Watching also implies anticipating or expecting. Once more, let us note the importance of being expectant when we pray. It might actually happen that the Lord answers your prayer but you don’t see His answer because, when you lost your expectation, you stopped watching for its manifestation. This is why we need to be able to perceive and see in the Spirit. The more you watch, the more spiritually sensitive you will become, and the more conscious you will be of what is happening around you in the spiritual realm. Your spiritual sight will become clear.
Jesus didn’t say “pray and watch,” but “watch and pray,” in that order, because if we watch, we will be in a good position to pray effectively and powerfully. Moreover, our prayers will cease to be monotonous, composed of empty words that come from our minds but don’t proceed from our hearts or carry the revelation of the Spirit. Why do some people feel that prayer is boring? Because their prayers are full of “vain repetitions,” without enthusiasm or expectation. Vain repetitions are “filler prayers” consisting of phrases that are easy to say and keep us in our comfort zone. You urgently need to get out of that zone and start praying what you see spiritually.
You may be asking yourself, Well, how do I watch and pray? Below are some guidelines to help you put into practice what you have learned up to this point.
As Christians, it’s important that we know how to strengthen our spirit in the faith, as the Bible teaches us to do in Jude 1:20: “But you, beloved, building yourselves up on your most holy faith, praying in the Holy Spirit.” Of course, you cannot build up your spirit if it is asleep! It must first awaken and get up! If you pray in the Spirit, you will be able to see in the spiritual realm, but if you neglect to do this, your vision will be limited. Every time I pray in the Spirit, I am alert to what God is telling me and to what He is doing; that way, I can align myself with His plans for the now. As children of God, we must be in tune with the momentum the Holy Spirit is bringing, because it is the momentum of the now.
Our spirit needs to be filled with the Spirit of God. The person who is not filled with the Holy Spirit lives in a limited dimension. The Spirit cannot work in us unless we maintain a certain level of prayer. In these days, we must live continually filled with the Holy Spirit, having our lamps full of oil for the vigil. (See Matthew 25:1–13.)
Jesus is calling you—just as He did His disciples—to watch and pray with Him, without ceasing. I encourage you to answer that call and start giving priority to your relationship with God in prayer, being in expectation of what He wants to show you in spiritual intimacy. Look ahead in the Spirit to what is coming for your family, for your ministry, for your city, and for the world. Be sensitive to the presence of God, to His will, and to the needs of other people; additionally, be alert to what the devil is plotting to do or is already doing. You can anticipate and defeat the enemy!

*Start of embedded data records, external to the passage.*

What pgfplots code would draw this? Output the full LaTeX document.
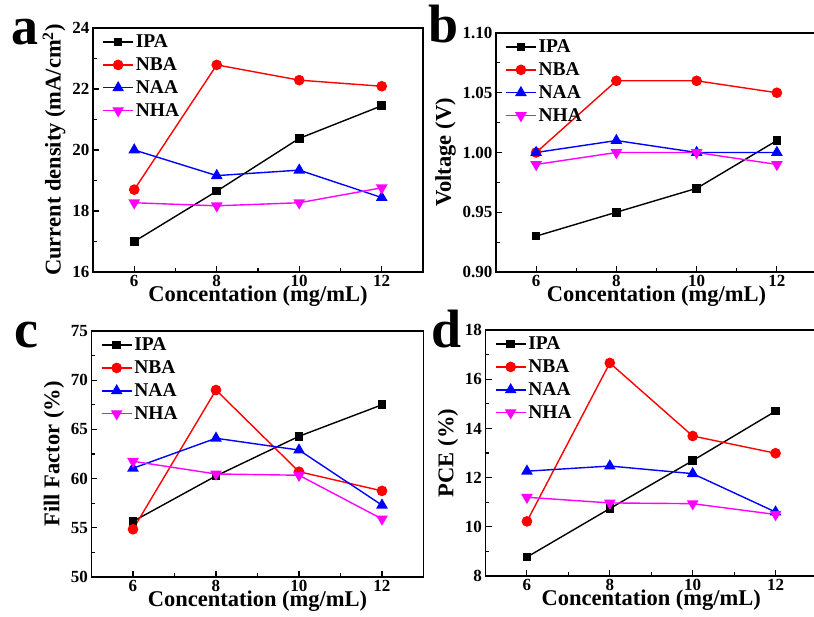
\documentclass[border=0pt]{standalone}
\usepackage{pgfplots}
\pgfplotsset{compat=1.18}
\usepackage{fontspec}
\setmainfont{Liberation Serif}
\definecolor{cIPA}{RGB}{0,0,0}
\definecolor{cNBA}{RGB}{255,0,0}
\definecolor{cNAA}{RGB}{0,0,255}
\definecolor{cNHA}{RGB}{255,0,255}
\pgfplotsset{
  myax/.style={
    scale only axis,
    xmin=5, xmax=13,
    xtick={6,8,10,12},
    minor x tick num=1,
    minor y tick num=1,
    axis line style={line width=1.7pt},
    tick style={line width=1.1pt, black},
    major tick length=6pt,
    minor tick length=3.5pt,
    tick align=inside,
    xtick pos=bottom,
    ytick pos=left,
    /pgf/number format/assume math mode=true,
    tick label style={font=\fontsize{17}{17}\selectfont\bfseries},
    label style={font=\fontsize{22.5}{22.5}\selectfont\bfseries},
    xlabel={Concentation (mg/mL)},
    xlabel style={yshift=8pt},
    legend style={at={(0.025,0.985)}, anchor=north west, draw=none, fill=none,
      font=\fontsize{19.5}{19.5}\selectfont\bfseries, row sep=4.5pt, inner sep=1pt},
    legend cell align=left,
    legend image code/.code={\draw[mark repeat=2,mark phase=2,##1] plot coordinates {(0pt,0pt) (15pt,0pt) (30pt,0pt)};},
  },
  sIPA/.style={cIPA, line width=1.4pt, mark=square*, mark size=3.6pt, mark options={solid, fill=cIPA}},
  sNBA/.style={cNBA, line width=1.4pt, mark=*, mark size=4.6pt, mark options={solid, fill=cNBA}},
  sNAA/.style={cNAA, line width=1.4pt, mark=triangle*, mark size=5.4pt, mark options={solid, fill=cNAA}},
  sNHA/.style={cNHA, line width=1.4pt, mark=triangle*, mark size=5.4pt, mark options={solid, fill=cNHA, rotate=180}},
}
\begin{document}
\begin{tikzpicture}[x=1pt,y=1pt]
\useasboundingbox (0,0) rectangle (814,617);
\clip (0,0) rectangle (814,617);
% panel a
\begin{axis}[myax, at={(93pt,345pt)}, anchor=south west, width=330pt, height=244pt,
  ymin=16, ymax=24, ytick={16,18,20,22,24},
  ylabel={Current density (mA/cm$^\mathbf{2}$)}]
\addplot[sIPA] coordinates {(6,17.0) (8,18.65) (10,20.38) (12,21.45)};
\addplot[sNBA] coordinates {(6,18.7) (8,22.79) (10,22.29) (12,22.09)};
\addplot[sNAA] coordinates {(6,20.0) (8,19.16) (10,19.34) (12,18.44)};
\addplot[sNHA] coordinates {(6,18.27) (8,18.17) (10,18.27) (12,18.76)};
\legend{IPA,NBA,NAA,NHA}
\end{axis}
% panel b
\begin{axis}[myax, at={(496pt,345pt)}, anchor=south west, width=321pt, height=239pt,
  ymin=0.90, ymax=1.10, ytick={0.90,0.95,1.00,1.05,1.10},
  yticklabel style={/pgf/number format/.cd, fixed, fixed zerofill, precision=2},
  ylabel={Voltage (V)}]
\addplot[sIPA] coordinates {(6,0.93) (8,0.95) (10,0.97) (12,1.01)};
\addplot[sNBA] coordinates {(6,1.00) (8,1.06) (10,1.06) (12,1.05)};
\addplot[sNAA] coordinates {(6,1.00) (8,1.01) (10,1.00) (12,1.00)};
\addplot[sNHA] coordinates {(6,0.99) (8,1.00) (10,1.00) (12,0.99)};
\legend{IPA,NBA,NAA,NHA}
\end{axis}
% panel c
\begin{axis}[myax, at={(91.5pt,40pt)}, anchor=south west, width=332pt, height=246pt,
  ymin=50, ymax=75, ytick={50,55,60,65,70,75},
  ylabel={Fill Factor (\%)}]
\addplot[sIPA] coordinates {(6,55.65) (8,60.27) (10,64.3) (12,67.5)};
\addplot[sNBA] coordinates {(6,54.85) (8,69.0) (10,60.7) (12,58.75)};
\addplot[sNAA] coordinates {(6,61.05) (8,64.1) (10,62.9) (12,57.3)};
\addplot[sNHA] coordinates {(6,61.76) (8,60.47) (10,60.34) (12,55.9)};
\legend{IPA,NBA,NAA,NHA}
\end{axis}
% panel d
\begin{axis}[myax, at={(485.5pt,41pt)}, anchor=south west, width=331.5pt, height=246pt,
  ymin=8, ymax=18, ytick={8,10,12,14,16,18},
  ylabel={PCE (\%)}]
\addplot[sIPA] coordinates {(6,8.77) (8,10.74) (10,12.69) (12,14.70)};
\addplot[sNBA] coordinates {(6,10.22) (8,16.66) (10,13.69) (12,12.99)};
\addplot[sNAA] coordinates {(6,12.26) (8,12.47) (10,12.16) (12,10.6)};
\addplot[sNHA] coordinates {(6,11.2) (8,10.97) (10,10.94) (12,10.5)};
\legend{IPA,NBA,NAA,NHA}
\end{axis}
\node[anchor=base west, inner sep=0pt, font=\fontsize{54}{54}\selectfont\bfseries] at (11,572) {a};
\node[anchor=base west, inner sep=0pt, font=\fontsize{54}{54}\selectfont\bfseries] at (428,574) {b};
\node[anchor=base west, inner sep=0pt, font=\fontsize{54}{54}\selectfont\bfseries] at (14,269) {c};
\node[anchor=base west, inner sep=0pt, font=\fontsize{54}{54}\selectfont\bfseries] at (431,269) {d};
\end{tikzpicture}
\end{document}
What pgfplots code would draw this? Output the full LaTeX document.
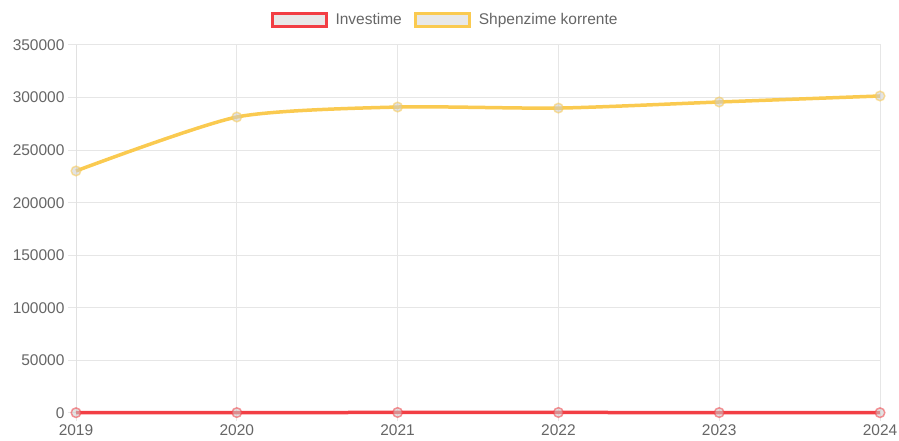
\documentclass[border=0pt]{standalone}
\usepackage{pgfplots}
\pgfplotsset{compat=1.18}
\usepackage{fontspec}
\setmainfont{Liberation Sans}
\definecolor{cred}{RGB}{242,62,68}
\definecolor{cyel}{RGB}{250,202,80}
\definecolor{cgrid}{RGB}{230,230,230}
\definecolor{ctext}{RGB}{102,102,102}
\begin{document}
\begin{tikzpicture}[x=1pt,y=1pt]
\useasboundingbox (0,0) rectangle (899,441);
\begin{axis}[
  at={(76pt,28pt)}, anchor=south west,
  scale only axis, width=804pt, height=368pt,
  xmin=2019, xmax=2024, ymin=0, ymax=350000,
  xtick={2019,2020,2021,2022,2023,2024},
  ytick={0,50000,100000,150000,200000,250000,300000,350000},
  scaled y ticks=false, scaled x ticks=false,
  xticklabel={\pgfmathprintnumber[fixed,precision=0,1000 sep={},assume math mode=true]{\tick}},
  yticklabel={\pgfmathprintnumber[fixed,precision=0,1000 sep={},assume math mode=true]{\tick}},
  ticklabel style={font=\fontsize{15.5}{18}\selectfont, text=ctext},
  grid=major, grid style={cgrid, line width=1pt},
  axis line style={cgrid!120, line width=1pt},
  tick style={cgrid, line width=1pt}, major tick length=8pt, tick align=outside,
  axis x line*=bottom, axis y line*=left,
  clip=false,
  legend columns=2,
  legend style={at={(0.459,1.068)}, anchor=center, draw=none, fill=none,
    font=\fontsize{15.5}{18}\selectfont, text=ctext,
    /tikz/every odd column/.append style={column sep=6pt},
    /tikz/every even column/.append style={column sep=10pt},
    inner sep=0pt},
  legend image code/.code={\draw[#1, line width=3pt, fill=gray!18, mark=none] (0pt,-6.5pt) rectangle (54pt,6.5pt);},
]
\addplot+[cred, line width=3.5pt, smooth, tension=0.4, mark=*, mark size=4.8pt,
  mark options={draw=cred, fill=gray!40, opacity=0.55, line width=1.5pt}]
  coordinates {(2019,300) (2020,400) (2021,500) (2022,500) (2023,400) (2024,300)};
\addlegendentry{Investime}
\addplot+[cyel, line width=3.5pt, smooth, tension=0.4, mark=*, mark size=4.8pt,
  mark options={draw=cyel, fill=gray!40, opacity=0.55, line width=1.5pt}]
  coordinates {(2019,230200) (2020,281500) (2021,291000) (2022,290000) (2023,295800) (2024,301500)};
\addlegendentry{Shpenzime korrente}
\draw[cgrid, line width=1pt] (axis cs:2019,350000) -- (axis cs:2024,350000) -- (axis cs:2024,0);
\end{axis}
\end{tikzpicture}
\end{document}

Throughout this devotional, we have discussed how to pray in order to obtain breakthroughs. Now, do it yourself! Be constantly filled with the Spirit of God and prepare to receive the King of Kings as a member of that pure bride, without spot or wrinkle, who watches for the return of her Groom, Jesus Christ. He promised it—and He will fulfill it! Watch and pray! Christ is coming soon!
Thought: If we are not watching and praying, we are not ready for Jesus’s return.